▶ **Your instructions**:
Out of the lines below, please list those that hold the string "chart".

▶ **Dataset excerpts**:
==================================================
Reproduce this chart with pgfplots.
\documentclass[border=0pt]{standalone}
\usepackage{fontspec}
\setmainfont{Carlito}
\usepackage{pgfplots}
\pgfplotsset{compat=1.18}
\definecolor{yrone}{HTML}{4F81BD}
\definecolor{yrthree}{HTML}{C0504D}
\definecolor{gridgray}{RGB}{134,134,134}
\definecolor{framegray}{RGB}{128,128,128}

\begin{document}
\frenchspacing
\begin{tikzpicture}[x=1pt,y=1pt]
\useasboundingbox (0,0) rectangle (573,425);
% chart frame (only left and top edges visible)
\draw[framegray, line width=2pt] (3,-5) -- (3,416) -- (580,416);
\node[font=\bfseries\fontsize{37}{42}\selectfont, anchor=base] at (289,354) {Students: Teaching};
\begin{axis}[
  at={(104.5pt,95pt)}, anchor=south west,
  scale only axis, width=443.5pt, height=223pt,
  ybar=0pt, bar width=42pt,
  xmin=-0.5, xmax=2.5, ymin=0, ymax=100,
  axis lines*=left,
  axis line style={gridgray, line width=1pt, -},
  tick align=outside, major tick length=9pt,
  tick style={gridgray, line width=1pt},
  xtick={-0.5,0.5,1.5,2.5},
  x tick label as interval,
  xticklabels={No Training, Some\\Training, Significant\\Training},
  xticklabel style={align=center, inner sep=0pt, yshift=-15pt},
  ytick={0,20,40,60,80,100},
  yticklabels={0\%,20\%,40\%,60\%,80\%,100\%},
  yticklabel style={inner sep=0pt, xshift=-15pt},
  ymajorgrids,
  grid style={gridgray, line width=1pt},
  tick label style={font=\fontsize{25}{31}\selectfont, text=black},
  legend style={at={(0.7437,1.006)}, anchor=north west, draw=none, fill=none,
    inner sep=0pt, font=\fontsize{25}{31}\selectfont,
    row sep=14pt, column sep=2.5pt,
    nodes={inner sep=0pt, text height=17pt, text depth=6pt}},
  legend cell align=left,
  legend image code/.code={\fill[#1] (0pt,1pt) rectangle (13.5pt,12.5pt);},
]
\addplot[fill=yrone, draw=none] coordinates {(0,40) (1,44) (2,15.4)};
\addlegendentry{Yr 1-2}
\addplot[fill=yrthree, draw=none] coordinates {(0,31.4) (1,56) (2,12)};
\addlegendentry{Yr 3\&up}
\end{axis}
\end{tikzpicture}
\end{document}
==================================================
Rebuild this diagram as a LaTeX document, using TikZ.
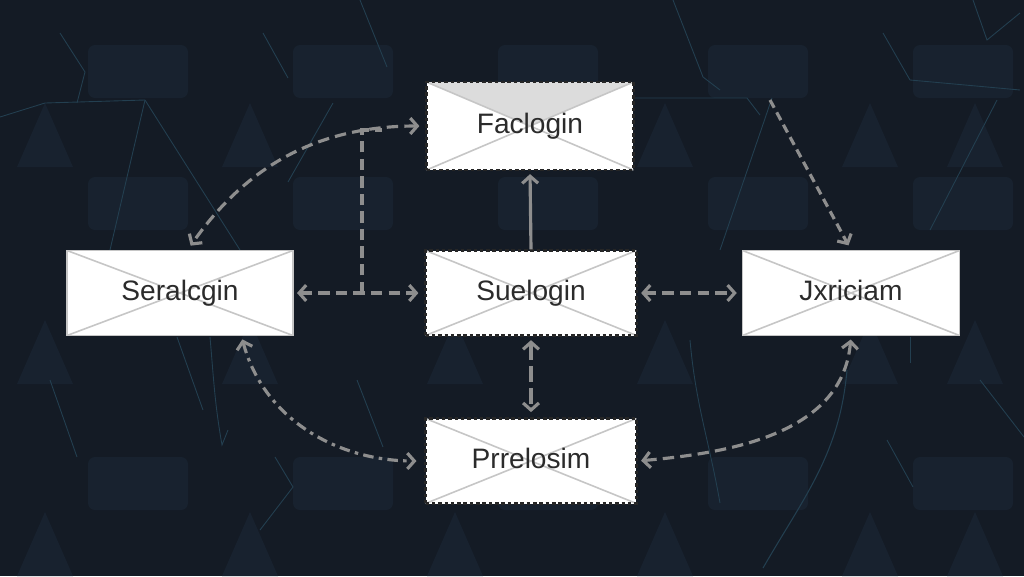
==================================================
▶ **Response to this task**:
Reproduce this chart with pgfplots.
% chart frame (only left and top edges visible)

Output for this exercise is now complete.